The following format will be used:

  • Full Note - use the first time that you cite a source.
  • Subsequent Note - use after the first time you cite a source.
  • Bibliography - use when you are compiling the Bibliography that appears at the end of your paper.

Block Quotations

  • Use block quotations (also called extracts) if quoting: 

    • five or more lines of text and/or more than 100 words
    • two or more lines of poetry
    • two or more paragraphs
    • quoted correspondence (if including salutations and signatures)
  • Formatting block quotations:
    • Single-spaced
    • Set off from the regular text by starting on a new line
    • Indent the entire block one-half inch on the left hand side (Use the indent/tab feature of your word processing software)
    • Do not enclose blocked quotation in quotation marks, but keep any quotation marks that appear in the original text
    • Leave a blank line before and after the block
    • Single-spaced  

Notes

  • Notes may be listed at the bottom of the page on which the source is referenced (footnotes) OR at the end of the paper (endnotes). Please be consistent and choose to use either footnotes or endnotes, but not both
  • Include a note (either endnote or footnote) every time that you use a source, whether through a direct quote or through a paraphrase or summary. 
  • Footnote numbers are consecutive throughout the whole paper. If you re-use a source, it will get a new footnote number each time. 
  • Begin the note with the author's first and last name; then list the title; and then give the publishing information and page numbers
  • Titles of books and periodicals (i.e., journals) should be italicized; quotation marks should be used for chapters, essays, poems, or articles, and the publisher information should not be abbreviated
  • Commas are used to separate the different "sections" or "elements". For both footnotes and endnotes, use a superscript number (small numbers raised to the top of the line) that corresponds to a note with the bibliographic information for that source should be placed in the text following the end of the sentence or clause in which the source is referenced. The foot/endnote itself begins with the appropriate full-sized number, followed by a period and then a space. Tip: Use the footnote feature of your word processing software to help format your notes.
  • The first note referring to a work must use the full note style. Any following citations for that work can be shortened using the "subsequent note" format - shortened note which contains the author's last time, part of the source title, and whatever page number is relevant. 
  • Format: single-spaced, with an empty line separating each footnote, and use a first line indent.

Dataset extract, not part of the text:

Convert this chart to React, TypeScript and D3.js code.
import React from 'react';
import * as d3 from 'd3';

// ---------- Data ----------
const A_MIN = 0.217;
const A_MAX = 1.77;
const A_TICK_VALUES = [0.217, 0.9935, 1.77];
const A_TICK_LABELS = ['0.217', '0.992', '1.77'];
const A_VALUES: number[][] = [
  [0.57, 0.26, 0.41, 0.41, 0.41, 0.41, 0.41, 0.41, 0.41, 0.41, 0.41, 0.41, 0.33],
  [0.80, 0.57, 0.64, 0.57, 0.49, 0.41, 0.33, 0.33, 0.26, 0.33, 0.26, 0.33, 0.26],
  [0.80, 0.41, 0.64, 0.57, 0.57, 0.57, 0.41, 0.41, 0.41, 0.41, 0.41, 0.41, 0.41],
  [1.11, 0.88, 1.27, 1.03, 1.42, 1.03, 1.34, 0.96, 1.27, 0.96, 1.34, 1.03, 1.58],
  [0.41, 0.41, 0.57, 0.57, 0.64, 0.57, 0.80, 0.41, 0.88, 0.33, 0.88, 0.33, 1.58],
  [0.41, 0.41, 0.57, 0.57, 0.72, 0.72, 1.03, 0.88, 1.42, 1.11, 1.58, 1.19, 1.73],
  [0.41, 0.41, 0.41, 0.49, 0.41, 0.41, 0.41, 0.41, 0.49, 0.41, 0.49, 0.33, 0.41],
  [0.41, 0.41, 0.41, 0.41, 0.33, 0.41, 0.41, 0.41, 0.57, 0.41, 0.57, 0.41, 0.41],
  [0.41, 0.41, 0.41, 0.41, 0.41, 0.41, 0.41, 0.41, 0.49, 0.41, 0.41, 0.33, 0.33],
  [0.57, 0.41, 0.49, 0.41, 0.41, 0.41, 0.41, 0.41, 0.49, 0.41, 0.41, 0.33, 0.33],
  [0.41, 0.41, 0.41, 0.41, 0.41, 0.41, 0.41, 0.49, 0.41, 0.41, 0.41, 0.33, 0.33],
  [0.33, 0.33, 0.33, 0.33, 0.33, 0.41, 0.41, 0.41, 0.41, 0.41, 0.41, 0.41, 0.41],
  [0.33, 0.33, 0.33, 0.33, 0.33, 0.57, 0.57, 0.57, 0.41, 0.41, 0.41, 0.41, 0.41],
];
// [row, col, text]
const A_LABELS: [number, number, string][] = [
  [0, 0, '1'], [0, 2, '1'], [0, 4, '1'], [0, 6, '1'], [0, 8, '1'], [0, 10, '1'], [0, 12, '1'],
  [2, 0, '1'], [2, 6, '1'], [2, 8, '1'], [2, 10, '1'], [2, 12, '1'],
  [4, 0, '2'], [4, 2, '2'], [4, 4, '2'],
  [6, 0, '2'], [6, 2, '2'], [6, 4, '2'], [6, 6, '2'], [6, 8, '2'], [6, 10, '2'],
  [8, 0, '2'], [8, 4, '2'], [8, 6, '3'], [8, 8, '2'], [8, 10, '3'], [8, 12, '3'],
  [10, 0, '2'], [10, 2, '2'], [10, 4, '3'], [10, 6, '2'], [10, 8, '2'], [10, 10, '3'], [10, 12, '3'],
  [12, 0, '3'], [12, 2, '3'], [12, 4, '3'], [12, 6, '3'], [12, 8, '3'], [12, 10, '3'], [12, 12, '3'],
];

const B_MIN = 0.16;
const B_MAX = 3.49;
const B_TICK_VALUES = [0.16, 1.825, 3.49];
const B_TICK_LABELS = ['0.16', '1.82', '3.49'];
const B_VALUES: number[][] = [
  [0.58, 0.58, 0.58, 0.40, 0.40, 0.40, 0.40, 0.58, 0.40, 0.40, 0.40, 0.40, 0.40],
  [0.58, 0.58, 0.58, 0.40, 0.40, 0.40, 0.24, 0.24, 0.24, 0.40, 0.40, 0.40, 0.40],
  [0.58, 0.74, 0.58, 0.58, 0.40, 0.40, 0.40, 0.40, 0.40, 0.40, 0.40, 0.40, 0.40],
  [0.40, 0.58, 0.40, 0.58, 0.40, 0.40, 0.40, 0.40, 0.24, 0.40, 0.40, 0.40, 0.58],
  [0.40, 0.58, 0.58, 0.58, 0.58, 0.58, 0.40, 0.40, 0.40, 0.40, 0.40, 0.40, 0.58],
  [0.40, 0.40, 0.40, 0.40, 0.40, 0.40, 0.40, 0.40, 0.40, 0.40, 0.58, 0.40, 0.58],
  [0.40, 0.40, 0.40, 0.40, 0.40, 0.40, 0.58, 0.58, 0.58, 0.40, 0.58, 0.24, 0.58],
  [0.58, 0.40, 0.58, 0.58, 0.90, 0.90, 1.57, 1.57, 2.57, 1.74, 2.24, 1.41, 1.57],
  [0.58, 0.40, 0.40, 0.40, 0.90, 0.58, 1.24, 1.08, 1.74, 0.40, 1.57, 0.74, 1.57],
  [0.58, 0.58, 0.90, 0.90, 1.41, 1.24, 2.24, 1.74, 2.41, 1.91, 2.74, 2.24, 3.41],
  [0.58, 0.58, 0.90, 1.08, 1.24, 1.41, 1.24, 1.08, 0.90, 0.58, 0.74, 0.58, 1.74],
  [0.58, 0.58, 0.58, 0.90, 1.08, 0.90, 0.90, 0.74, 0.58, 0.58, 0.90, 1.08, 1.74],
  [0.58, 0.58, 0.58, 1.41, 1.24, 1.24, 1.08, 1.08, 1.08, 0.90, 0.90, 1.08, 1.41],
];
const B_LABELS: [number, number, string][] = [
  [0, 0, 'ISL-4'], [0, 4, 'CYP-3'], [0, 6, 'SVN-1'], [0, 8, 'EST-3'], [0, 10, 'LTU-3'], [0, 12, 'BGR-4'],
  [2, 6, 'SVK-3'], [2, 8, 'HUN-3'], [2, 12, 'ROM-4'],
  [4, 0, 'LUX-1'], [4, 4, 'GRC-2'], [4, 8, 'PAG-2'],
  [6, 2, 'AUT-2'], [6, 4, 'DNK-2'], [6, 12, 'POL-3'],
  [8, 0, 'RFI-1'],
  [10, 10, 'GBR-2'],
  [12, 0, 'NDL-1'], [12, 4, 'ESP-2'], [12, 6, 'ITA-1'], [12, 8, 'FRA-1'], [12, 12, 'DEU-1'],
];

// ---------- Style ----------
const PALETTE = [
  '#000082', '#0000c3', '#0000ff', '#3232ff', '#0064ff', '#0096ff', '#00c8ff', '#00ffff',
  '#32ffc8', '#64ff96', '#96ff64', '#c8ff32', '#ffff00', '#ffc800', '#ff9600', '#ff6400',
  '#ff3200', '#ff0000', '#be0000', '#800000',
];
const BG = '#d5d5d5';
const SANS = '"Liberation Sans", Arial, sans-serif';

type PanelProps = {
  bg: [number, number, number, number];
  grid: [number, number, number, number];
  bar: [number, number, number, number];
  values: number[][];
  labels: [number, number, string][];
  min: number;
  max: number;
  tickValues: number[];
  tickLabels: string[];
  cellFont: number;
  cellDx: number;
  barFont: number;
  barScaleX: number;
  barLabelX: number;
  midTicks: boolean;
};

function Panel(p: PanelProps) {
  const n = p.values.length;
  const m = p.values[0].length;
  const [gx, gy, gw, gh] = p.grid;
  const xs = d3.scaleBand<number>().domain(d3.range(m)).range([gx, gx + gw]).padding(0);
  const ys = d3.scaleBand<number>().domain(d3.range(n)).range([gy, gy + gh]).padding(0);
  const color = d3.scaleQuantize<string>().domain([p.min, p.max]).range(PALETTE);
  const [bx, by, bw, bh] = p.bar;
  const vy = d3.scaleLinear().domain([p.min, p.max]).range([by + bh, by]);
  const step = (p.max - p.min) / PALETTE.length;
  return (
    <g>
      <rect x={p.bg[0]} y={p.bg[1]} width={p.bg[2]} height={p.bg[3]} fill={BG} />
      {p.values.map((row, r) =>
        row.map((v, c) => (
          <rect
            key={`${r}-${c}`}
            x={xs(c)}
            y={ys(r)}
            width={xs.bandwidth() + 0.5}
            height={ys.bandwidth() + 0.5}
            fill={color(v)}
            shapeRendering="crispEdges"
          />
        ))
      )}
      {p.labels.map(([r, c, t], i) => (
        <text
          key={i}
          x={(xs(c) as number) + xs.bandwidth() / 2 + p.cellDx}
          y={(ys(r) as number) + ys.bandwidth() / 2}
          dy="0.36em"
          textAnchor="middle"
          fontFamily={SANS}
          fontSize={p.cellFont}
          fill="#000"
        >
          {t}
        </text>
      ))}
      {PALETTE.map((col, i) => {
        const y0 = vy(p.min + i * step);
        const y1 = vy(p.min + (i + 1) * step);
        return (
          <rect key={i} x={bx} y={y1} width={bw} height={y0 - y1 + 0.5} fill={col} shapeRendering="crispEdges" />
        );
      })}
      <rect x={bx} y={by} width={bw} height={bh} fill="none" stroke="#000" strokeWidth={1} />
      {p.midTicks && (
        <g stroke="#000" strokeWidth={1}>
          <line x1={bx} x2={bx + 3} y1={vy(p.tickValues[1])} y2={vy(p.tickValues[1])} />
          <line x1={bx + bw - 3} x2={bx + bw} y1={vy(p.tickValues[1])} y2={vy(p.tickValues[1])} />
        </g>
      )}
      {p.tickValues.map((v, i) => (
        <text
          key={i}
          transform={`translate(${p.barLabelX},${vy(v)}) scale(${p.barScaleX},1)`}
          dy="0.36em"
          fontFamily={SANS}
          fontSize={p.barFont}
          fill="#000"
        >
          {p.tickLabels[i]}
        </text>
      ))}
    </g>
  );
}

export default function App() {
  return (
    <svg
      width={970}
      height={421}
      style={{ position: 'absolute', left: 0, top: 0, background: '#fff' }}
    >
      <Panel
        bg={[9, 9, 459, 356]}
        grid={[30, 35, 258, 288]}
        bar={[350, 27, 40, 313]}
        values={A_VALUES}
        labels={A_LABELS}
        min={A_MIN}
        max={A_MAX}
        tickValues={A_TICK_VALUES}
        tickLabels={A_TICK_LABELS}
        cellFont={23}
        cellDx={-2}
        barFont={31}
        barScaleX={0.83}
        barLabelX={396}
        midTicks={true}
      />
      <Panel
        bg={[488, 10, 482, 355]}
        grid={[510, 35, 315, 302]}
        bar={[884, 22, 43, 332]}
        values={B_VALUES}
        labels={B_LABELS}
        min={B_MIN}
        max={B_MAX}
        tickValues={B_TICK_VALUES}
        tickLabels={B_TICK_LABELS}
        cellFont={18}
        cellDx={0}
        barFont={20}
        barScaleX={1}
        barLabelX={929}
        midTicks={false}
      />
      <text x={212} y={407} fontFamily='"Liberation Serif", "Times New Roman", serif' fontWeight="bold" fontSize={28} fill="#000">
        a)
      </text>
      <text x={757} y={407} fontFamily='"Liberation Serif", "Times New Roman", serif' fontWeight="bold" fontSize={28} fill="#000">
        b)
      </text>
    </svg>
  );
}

 Default Word footnotes (wrong for Chicago Style):

Default footnote example: wrong font, not indented, no space in between.

 Chicago-formatted footnotes:

Correct Chicago footnotes in size 12 Times New Roman, with an empty line in between footnotes and a first-line indent applied.


Bibliography Page

  • The bibliography page should be entitled "Bibliography"
  • Start each bibliographic entry flush with the left margin, and indent all the other lines in the entry. This is called a "hanging indent" 
  • Single spaced, but with an extra space between each bibliographic entry
  • All entries should include the author, title, and publication information
  • Titles of books and periodicals (i.e., journals) should be italicized, and quotation marks should be used for articles, chapters, and poems
  • The publisher information should not be abbreviated
  • Format the authors by inverting the first author listed and separate surname and first name with a comma (i.e., Surname, First name). Additional authors are listed in "First name Surname" format
  • All major sections or "elements" are separated by a period
  • ​List entries alphabetically by the surname of the first author or, if there is no author, by title
  • If you use more than two entries by the same author(s) in the bibliography, list them alphabetically by title. 
  • Up to six authors should be listed in a bibliography or reference list entry; if more than six, only the first three are listed, followed by “et al.” In a shortened note or an author-date text citation, up to two authors are now listed; if more than two, only the first is listed, followed by “et al.”
  • Do not include the month or season when citing a journal.
  • The page range for a cited chapter in an edited book is no longer required in a bibliography or reference list entry (though a page range is still required for most journal articles).
  • A place of publication is no longer required in citations of books.
  • Author-date reference list entries that include a month and day (as for a newspaper article) do not need to repeat the year with the month and day.
  • Most of your paper will be double-spaced.
  • Footnote entries & bibliography entries will be single-spaced. Footnotes will also use a "first line indent," making them look like a regular paragraph. Bibliography entries at the end of the paper will use a hanging indent like you've probably used in MLA and APA.